:: DATA LINES ::
§ §

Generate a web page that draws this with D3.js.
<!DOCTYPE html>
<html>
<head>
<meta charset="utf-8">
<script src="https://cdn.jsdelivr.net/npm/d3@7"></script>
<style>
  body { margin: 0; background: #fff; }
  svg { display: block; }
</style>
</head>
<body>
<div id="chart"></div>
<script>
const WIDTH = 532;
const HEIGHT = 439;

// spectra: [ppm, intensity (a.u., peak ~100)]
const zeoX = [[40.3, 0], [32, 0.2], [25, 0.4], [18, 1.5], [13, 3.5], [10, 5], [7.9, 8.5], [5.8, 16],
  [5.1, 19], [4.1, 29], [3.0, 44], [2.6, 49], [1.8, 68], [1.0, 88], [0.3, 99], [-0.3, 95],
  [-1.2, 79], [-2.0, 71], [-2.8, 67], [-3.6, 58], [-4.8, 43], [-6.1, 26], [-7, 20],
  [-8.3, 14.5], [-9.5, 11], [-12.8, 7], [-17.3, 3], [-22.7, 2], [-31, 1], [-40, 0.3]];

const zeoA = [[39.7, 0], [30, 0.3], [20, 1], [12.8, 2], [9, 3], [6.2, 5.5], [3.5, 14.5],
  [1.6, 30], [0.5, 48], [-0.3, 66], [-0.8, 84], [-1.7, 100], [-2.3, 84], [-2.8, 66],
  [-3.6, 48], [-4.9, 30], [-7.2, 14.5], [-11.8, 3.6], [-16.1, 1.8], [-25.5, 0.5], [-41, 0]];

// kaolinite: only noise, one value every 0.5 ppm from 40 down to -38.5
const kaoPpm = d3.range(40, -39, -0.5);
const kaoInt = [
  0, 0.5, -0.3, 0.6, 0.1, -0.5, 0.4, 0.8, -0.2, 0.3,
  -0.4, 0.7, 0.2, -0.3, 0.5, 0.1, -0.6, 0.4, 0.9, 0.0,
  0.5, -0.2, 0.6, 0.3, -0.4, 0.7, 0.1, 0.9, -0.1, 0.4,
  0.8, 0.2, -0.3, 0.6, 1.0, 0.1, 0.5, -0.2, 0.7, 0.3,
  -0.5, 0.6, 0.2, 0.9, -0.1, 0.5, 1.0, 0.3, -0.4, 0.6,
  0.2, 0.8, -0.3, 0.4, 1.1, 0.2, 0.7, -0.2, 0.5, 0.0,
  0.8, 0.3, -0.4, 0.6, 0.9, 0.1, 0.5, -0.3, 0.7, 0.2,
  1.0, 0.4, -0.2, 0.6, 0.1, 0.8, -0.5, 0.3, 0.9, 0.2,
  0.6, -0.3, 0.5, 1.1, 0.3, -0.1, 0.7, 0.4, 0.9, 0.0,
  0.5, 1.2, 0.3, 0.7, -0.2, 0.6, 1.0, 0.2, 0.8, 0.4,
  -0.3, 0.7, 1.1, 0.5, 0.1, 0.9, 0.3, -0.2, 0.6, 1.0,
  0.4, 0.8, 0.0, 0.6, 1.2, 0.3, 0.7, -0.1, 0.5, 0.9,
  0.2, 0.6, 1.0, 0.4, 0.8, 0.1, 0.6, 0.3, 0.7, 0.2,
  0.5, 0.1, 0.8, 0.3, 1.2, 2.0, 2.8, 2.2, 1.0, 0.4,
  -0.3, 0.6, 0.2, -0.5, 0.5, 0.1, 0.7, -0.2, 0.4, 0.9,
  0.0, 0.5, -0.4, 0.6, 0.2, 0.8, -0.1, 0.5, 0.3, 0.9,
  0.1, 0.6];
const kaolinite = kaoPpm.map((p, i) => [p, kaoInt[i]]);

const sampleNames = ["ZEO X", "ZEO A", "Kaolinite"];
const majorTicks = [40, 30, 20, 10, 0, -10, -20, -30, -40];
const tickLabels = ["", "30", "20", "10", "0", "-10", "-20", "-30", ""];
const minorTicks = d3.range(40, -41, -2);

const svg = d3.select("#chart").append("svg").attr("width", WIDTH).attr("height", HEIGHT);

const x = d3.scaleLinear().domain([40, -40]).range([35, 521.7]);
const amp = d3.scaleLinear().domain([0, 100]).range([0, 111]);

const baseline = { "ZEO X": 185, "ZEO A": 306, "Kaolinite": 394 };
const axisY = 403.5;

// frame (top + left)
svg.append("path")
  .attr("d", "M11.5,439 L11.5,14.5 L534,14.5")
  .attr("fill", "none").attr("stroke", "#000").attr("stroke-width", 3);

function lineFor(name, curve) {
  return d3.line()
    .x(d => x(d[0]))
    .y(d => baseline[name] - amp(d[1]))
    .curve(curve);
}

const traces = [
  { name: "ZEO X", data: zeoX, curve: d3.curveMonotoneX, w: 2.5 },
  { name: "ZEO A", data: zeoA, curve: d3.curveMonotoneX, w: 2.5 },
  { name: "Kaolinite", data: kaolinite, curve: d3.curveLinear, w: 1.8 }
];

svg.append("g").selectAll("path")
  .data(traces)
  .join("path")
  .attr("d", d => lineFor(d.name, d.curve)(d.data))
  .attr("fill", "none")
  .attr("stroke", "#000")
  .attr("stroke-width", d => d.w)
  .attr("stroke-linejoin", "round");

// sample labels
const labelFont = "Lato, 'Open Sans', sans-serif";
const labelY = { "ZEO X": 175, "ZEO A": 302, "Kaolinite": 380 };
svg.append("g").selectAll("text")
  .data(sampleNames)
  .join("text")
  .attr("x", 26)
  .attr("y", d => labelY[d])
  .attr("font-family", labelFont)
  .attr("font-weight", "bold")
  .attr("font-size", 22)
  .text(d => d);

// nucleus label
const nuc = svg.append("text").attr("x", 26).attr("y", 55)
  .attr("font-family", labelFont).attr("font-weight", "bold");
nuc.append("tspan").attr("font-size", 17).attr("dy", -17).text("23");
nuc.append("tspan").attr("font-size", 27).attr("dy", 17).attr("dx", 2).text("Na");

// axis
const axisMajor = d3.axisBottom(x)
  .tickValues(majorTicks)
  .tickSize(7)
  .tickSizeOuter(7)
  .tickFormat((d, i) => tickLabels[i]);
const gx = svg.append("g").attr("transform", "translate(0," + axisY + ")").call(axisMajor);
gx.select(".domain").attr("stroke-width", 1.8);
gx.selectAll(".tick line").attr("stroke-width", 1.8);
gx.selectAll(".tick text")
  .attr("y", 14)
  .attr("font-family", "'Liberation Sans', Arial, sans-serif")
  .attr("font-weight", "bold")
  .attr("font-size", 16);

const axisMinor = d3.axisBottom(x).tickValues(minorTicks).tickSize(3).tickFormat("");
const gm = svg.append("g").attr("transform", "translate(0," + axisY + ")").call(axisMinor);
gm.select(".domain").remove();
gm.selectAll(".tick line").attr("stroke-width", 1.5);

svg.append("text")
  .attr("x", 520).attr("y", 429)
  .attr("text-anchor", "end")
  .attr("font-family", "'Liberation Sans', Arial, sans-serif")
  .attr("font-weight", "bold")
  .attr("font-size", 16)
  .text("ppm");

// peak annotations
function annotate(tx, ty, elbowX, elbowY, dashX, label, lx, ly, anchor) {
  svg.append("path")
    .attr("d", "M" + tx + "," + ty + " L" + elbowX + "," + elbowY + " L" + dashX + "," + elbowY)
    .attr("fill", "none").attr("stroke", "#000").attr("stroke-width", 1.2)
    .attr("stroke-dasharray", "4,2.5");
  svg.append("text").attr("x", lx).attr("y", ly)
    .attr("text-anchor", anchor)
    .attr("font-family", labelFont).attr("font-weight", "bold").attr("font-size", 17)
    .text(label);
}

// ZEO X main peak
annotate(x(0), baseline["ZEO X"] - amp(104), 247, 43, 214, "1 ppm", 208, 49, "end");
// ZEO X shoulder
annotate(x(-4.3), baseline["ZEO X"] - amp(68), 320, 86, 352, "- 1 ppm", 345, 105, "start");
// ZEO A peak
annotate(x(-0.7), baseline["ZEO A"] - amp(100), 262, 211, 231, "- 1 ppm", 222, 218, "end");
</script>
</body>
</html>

§ §

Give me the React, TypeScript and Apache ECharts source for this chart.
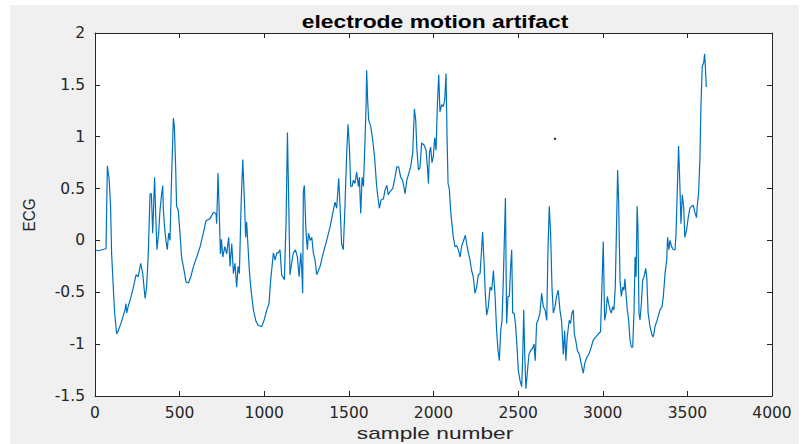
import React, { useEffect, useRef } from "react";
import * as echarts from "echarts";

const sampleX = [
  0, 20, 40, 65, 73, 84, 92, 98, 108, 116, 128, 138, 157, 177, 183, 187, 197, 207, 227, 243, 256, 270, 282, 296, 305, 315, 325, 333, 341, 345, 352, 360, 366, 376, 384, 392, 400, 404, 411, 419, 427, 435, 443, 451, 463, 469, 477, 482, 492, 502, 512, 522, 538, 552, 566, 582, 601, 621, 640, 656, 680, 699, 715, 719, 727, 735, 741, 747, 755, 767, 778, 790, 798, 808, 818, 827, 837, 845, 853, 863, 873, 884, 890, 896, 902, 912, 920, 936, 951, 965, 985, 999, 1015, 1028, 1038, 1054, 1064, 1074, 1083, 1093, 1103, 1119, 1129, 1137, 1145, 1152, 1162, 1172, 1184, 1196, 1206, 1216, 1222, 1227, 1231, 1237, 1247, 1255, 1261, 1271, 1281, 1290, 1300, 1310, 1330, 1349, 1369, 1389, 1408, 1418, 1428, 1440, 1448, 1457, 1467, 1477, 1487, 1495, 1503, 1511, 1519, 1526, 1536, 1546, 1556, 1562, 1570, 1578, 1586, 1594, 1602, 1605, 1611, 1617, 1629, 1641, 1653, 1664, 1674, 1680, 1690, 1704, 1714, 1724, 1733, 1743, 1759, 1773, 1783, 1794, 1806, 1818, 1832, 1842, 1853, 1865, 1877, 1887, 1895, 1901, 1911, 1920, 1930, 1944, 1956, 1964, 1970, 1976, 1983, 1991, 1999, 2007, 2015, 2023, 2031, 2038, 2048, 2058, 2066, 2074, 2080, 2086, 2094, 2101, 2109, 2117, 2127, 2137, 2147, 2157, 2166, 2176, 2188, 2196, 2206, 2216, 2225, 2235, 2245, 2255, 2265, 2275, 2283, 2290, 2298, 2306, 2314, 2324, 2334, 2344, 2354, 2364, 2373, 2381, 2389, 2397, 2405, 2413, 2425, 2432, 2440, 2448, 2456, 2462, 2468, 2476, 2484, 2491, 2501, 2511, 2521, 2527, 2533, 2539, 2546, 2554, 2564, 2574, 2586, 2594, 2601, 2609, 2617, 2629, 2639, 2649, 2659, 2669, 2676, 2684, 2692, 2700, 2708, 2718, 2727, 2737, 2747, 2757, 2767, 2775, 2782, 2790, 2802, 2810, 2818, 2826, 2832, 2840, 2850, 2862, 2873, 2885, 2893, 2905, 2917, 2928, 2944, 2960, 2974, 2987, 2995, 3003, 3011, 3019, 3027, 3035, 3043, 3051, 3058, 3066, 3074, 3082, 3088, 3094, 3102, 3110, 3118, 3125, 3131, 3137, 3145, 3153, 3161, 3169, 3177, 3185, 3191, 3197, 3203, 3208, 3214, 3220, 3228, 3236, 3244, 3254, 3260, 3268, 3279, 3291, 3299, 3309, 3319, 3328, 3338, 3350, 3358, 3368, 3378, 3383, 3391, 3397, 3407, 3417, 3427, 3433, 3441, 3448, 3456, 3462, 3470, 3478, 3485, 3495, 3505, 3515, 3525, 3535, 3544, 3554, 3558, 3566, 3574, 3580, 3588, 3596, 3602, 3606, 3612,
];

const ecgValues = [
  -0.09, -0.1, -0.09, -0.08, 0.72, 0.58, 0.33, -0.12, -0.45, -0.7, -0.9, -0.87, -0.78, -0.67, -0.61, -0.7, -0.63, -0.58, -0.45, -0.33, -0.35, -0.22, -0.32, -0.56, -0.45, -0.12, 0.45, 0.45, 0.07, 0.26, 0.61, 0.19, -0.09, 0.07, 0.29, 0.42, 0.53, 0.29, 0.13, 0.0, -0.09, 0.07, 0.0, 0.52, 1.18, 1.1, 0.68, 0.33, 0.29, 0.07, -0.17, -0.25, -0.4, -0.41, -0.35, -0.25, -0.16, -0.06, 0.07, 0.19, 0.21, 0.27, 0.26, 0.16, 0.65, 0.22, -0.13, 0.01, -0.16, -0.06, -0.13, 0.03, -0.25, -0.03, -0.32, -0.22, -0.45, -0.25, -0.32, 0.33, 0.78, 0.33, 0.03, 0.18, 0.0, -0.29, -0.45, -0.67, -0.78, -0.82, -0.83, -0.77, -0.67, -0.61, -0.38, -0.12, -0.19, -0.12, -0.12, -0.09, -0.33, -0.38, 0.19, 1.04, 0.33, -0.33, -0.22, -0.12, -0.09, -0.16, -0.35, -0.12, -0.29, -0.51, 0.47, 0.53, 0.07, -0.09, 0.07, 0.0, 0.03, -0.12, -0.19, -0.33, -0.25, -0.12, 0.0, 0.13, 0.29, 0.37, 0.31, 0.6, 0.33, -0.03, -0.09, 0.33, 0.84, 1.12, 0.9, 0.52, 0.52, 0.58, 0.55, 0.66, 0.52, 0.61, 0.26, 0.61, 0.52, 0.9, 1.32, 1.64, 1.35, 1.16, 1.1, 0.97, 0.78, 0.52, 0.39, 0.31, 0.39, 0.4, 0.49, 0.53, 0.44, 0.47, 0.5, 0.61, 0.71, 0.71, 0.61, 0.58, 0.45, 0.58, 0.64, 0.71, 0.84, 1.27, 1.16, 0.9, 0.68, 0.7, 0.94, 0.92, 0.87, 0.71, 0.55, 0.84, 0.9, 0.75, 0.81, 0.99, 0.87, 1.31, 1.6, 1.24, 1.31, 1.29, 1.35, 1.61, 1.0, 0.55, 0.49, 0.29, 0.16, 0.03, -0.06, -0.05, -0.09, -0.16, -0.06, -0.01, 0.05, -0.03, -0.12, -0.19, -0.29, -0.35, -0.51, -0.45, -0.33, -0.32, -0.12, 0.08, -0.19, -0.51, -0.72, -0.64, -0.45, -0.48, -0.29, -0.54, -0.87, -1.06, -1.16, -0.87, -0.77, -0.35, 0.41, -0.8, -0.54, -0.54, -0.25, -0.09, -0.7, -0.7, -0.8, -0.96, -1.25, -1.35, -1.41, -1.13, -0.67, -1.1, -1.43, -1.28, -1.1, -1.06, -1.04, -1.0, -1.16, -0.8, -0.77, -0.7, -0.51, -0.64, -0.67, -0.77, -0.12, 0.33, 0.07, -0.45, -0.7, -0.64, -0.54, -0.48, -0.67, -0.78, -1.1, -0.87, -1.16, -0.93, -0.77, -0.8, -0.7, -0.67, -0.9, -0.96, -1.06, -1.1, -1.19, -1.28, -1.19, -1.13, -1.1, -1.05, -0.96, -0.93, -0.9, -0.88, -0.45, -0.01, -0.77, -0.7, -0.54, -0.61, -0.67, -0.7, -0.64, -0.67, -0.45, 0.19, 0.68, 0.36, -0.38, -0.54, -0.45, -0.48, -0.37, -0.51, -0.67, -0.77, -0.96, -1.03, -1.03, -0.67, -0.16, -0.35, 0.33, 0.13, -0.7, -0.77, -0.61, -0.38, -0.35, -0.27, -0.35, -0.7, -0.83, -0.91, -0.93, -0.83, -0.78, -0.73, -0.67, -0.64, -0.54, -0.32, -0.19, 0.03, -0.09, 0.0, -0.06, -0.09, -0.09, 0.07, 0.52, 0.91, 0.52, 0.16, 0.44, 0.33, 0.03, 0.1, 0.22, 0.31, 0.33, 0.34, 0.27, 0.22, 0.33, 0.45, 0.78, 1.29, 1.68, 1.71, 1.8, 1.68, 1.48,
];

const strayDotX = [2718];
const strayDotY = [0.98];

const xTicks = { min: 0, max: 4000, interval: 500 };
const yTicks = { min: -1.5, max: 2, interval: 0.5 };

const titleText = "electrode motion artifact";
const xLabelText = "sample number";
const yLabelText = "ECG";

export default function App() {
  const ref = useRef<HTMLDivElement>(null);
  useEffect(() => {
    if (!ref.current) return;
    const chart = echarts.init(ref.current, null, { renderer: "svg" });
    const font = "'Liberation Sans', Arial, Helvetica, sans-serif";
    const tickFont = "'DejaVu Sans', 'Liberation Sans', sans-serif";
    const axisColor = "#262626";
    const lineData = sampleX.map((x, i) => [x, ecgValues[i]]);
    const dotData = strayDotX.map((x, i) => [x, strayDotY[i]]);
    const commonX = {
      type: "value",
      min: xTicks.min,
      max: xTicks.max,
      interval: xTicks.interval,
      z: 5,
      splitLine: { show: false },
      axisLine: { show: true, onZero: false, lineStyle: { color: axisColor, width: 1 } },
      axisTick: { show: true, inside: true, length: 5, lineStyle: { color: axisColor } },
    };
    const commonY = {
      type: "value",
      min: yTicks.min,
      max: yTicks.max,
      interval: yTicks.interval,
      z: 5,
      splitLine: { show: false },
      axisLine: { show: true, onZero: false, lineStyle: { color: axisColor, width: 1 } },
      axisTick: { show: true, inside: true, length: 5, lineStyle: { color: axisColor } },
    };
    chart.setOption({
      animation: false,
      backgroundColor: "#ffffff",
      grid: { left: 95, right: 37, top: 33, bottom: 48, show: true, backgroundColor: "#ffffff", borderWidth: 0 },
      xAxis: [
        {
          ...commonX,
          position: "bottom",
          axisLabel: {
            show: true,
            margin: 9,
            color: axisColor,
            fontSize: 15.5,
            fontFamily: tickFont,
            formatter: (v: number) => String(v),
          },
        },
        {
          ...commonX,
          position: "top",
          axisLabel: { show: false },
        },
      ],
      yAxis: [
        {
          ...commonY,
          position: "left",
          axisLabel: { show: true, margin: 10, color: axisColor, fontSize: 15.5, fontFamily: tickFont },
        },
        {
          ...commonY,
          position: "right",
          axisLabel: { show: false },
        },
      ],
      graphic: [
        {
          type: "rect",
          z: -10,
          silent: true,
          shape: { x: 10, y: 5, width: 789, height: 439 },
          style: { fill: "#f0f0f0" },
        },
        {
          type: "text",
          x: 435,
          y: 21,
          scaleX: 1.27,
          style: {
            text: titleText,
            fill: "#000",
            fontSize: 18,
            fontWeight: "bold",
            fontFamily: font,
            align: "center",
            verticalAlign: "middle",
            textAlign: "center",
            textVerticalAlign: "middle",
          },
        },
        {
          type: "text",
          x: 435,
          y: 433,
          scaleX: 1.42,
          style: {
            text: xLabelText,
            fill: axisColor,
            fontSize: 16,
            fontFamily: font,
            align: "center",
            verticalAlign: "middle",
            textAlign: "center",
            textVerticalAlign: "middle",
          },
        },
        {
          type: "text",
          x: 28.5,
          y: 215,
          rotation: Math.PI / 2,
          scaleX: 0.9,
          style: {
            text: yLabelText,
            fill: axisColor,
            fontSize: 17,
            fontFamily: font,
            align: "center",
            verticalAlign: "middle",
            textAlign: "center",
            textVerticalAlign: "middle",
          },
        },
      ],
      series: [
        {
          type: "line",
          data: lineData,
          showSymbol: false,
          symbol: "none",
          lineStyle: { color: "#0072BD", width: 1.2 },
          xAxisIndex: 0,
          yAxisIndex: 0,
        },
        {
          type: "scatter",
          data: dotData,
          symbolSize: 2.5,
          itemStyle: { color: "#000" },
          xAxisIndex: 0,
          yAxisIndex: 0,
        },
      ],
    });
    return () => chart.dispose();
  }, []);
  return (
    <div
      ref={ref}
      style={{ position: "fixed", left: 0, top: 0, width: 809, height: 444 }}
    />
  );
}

§ §

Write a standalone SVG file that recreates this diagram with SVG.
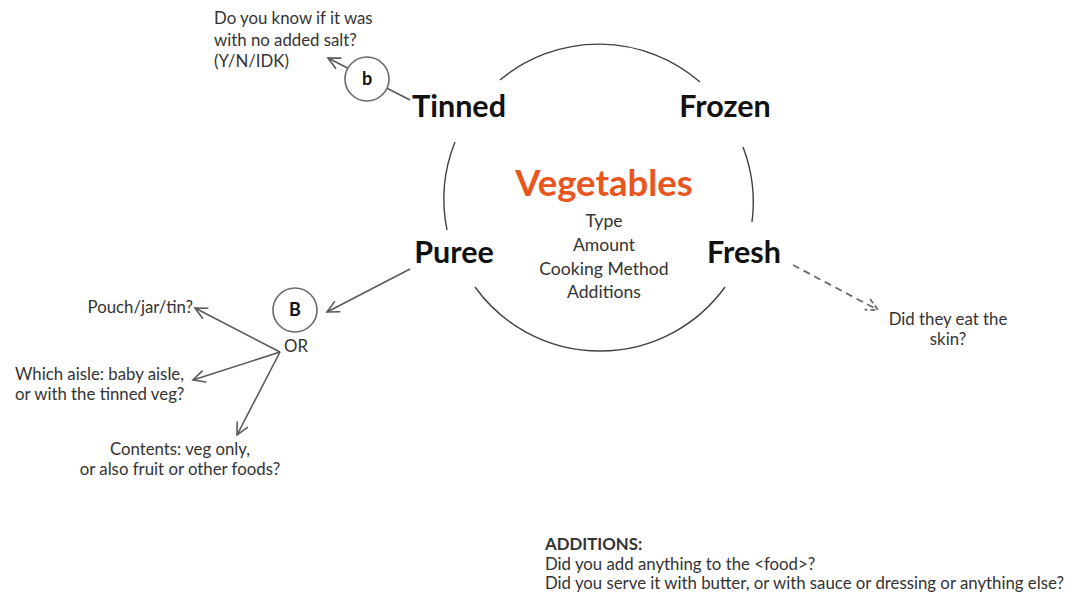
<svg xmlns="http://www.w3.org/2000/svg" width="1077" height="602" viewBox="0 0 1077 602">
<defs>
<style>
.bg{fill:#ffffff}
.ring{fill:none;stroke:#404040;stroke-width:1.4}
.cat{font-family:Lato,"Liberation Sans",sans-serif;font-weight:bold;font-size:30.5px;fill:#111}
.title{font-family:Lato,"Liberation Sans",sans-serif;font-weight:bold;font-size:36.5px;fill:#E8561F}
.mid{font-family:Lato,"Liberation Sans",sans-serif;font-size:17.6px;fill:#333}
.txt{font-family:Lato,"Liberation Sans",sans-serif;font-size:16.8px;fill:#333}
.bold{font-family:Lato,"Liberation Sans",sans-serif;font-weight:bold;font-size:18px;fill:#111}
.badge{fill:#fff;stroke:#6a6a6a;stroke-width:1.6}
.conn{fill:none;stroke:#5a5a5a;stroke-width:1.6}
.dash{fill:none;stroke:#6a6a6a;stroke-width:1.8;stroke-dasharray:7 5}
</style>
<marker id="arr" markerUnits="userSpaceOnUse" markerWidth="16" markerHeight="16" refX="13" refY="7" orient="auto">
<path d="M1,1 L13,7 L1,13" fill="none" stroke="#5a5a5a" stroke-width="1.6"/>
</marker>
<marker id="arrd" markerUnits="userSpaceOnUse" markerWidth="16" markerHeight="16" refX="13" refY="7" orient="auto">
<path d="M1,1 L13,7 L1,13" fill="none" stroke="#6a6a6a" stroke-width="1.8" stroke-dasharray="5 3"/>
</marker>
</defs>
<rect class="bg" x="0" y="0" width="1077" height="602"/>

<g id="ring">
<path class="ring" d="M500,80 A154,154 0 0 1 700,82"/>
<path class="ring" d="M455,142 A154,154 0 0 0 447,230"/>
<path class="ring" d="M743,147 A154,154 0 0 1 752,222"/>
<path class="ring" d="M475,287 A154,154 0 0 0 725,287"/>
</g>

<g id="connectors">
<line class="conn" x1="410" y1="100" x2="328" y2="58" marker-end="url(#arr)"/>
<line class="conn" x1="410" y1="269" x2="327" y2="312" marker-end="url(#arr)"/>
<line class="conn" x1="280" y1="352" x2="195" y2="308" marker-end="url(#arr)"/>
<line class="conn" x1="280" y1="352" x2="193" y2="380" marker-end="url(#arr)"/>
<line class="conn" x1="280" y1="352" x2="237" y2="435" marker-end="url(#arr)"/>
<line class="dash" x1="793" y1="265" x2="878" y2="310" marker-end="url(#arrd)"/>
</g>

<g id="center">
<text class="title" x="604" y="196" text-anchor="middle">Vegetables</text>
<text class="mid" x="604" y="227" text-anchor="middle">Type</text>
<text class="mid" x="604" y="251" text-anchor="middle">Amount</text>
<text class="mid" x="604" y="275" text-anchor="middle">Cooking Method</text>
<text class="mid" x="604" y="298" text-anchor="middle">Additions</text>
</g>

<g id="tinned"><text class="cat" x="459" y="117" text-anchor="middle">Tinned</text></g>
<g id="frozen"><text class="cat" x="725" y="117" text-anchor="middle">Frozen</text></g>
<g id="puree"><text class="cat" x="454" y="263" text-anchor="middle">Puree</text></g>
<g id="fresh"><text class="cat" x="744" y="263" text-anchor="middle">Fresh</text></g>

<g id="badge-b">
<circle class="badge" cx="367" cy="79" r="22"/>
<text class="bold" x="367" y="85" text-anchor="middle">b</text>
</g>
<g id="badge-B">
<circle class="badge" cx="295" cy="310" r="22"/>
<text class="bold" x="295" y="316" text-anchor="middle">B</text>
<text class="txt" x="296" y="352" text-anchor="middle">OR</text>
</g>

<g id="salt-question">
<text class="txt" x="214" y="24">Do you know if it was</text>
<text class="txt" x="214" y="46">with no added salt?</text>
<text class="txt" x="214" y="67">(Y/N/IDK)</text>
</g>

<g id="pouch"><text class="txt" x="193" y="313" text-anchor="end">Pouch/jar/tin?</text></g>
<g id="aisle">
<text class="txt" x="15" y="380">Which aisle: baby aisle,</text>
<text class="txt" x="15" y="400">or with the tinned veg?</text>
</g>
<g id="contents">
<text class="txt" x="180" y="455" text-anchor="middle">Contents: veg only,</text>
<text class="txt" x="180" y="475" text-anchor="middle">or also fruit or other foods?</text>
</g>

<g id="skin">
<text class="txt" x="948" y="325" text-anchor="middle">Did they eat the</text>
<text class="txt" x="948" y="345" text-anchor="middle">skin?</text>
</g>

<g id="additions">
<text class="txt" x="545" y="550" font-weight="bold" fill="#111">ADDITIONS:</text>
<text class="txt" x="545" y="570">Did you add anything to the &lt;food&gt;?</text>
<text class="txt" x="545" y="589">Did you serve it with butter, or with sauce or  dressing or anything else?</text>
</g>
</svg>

§ §

:: PROBLEM DESCRIPTION ::
Using the entries above, repeat only the lines from the one containing "Generate a web" through the one containing "const HEIGHT = 439;", end lines included.

:: FULL ANSWER ::
Generate a web page that draws this with D3.js.
<!DOCTYPE html>
<html>
<head>
<meta charset="utf-8">
<script src="https://cdn.jsdelivr.net/npm/d3@7"></script>
<style>
  body { margin: 0; background: #fff; }
  svg { display: block; }
</style>
</head>
<body>
<div id="chart"></div>
<script>
const WIDTH = 532;
const HEIGHT = 439;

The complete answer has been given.